CINCINNATI - A court-appointed receiver has recommended more than $4.3 million in “extraordinary” repairs to seven Cincinnati apartment communities that were the focus of a special report by WCPO last year and a lawsuit filed by the city of Cincinnati and low-income advocates.
A 2016 budget submitted April 8 by Jodi Ridings of Milhaus Management LLC prescribes “extraordinary expenses” like roof repairs and new boilers, doors and locks for the buildings, acquired in 2013 by New Jersey-based PF Holdings LLC.
Hamilton County Common Pleas Judge Beth Meyers appointed Rider to manage the properties in February after the city presented evidence that PF Holdings ignored criminal activity and “willfully” concealed building hazards to cover up unsafe living conditions. All told, more than 1,800 health and safety code violations have been issued for PF Holdings properties, according to city records.
Ridings recommended $1.4 million specifically to address code violations in four of the properties, which house 483 apartment units in Walnut Hills, Avondale and English Woods. The seven properties house a combined 661 apartments.
The Feb. 1 receivership order requires Ridings to seek court approval for all budgeted expenses, including utilities, management, marketing and regular maintenance. The “extraordinary expenses” category includes maintenance deferred by PF Holdings. At a hearing Tuesday, Judge Myers set an April 21 deadline for parties to object to the budget. A hearing on its approval was set for May 3.
Here are the properties due for upgrades:
The city is “a little frustrated that the progress hasn’t been faster on these properties, now that we’ve had a receiver appointed,” said Assistant City Solicitor Mark Manning, in remarks to city council’s law and public safety committee.
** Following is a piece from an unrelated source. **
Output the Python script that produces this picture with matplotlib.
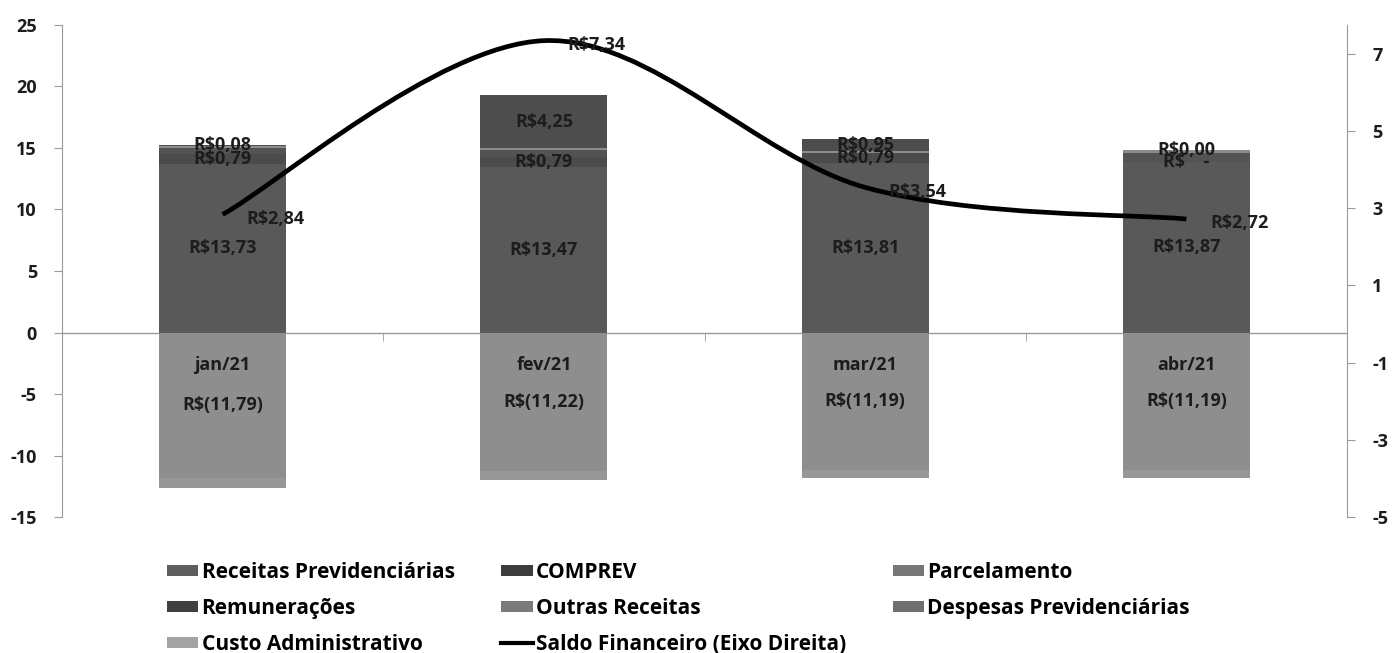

“These properties really need significantly more money than (HUD rents) to become compliant with our building code,” Manning said. “I know a lot of the residents need immediate relief in this case.”
While owners did hire off-duty Cincinnati police officers for round-the-clock security at properties, Manning said there hasn’t been much physical change to the units.
“I think the primary reason for that is the money isn’t flowing from the lender quite yet to make so many of these substantial upgrades which were part of their initial plan to the court,” he said.
Manning updated the council committee on several property clusters that were covered in a series of WCPO reports last fall on residential properties that amassed high numbers of code violations.
“Our committee is honing in … I’ve been trying to provide the leadership of a housing court even though one is not in place at this time,” said Councilman Christopher Smitherman, who chairs the committee. “We’re going to continue to look at these properties, continue to make sure that the human beings who are living in those properties are treated fairly.”
The second group of properties that Manning discussed was owned by The Community Builders, which include apartments on Hale Street and Ridgeway Avenue in Avondale and on Chapel Street in Walnut Hills.
While additional security has been added, Manning said it isn’t enough to solve chronic problems that have plagued these properties for decades.
The U.S. Department of Housing and Urban Development is inspecting these properties this week, and city inspectors will conduct their own review next week. Afterward, the two groups will come to a final decision.
“Regardless of the outcome on inspections, I think the consensus among the city and Legal Aid and The Community Builders is that for the buildings on Hale and Ridgeway, the tenants should be relocated and the buildings should be ultimately demolished,” Manning said.
Smitherman thanked property owners, such as TCB president Bart Mitchell, for attending Tuesday’s hearing, and remarked that it may have been the first time an owner has ever attended.
Josh Spring, executive director of the Greater Cincinnati Coalition for the Homeless, said he was glad TCB was “at the table” to find a solution.
“But it has been four years that they have owned these properties, and I am getting really tired of property owners coming in and saying ‘We haven’t had it that long,’ and 'It was bad when we got it,’” Spring said. “Move forward. The housing to us is like gold because people’s lives really depend on it.”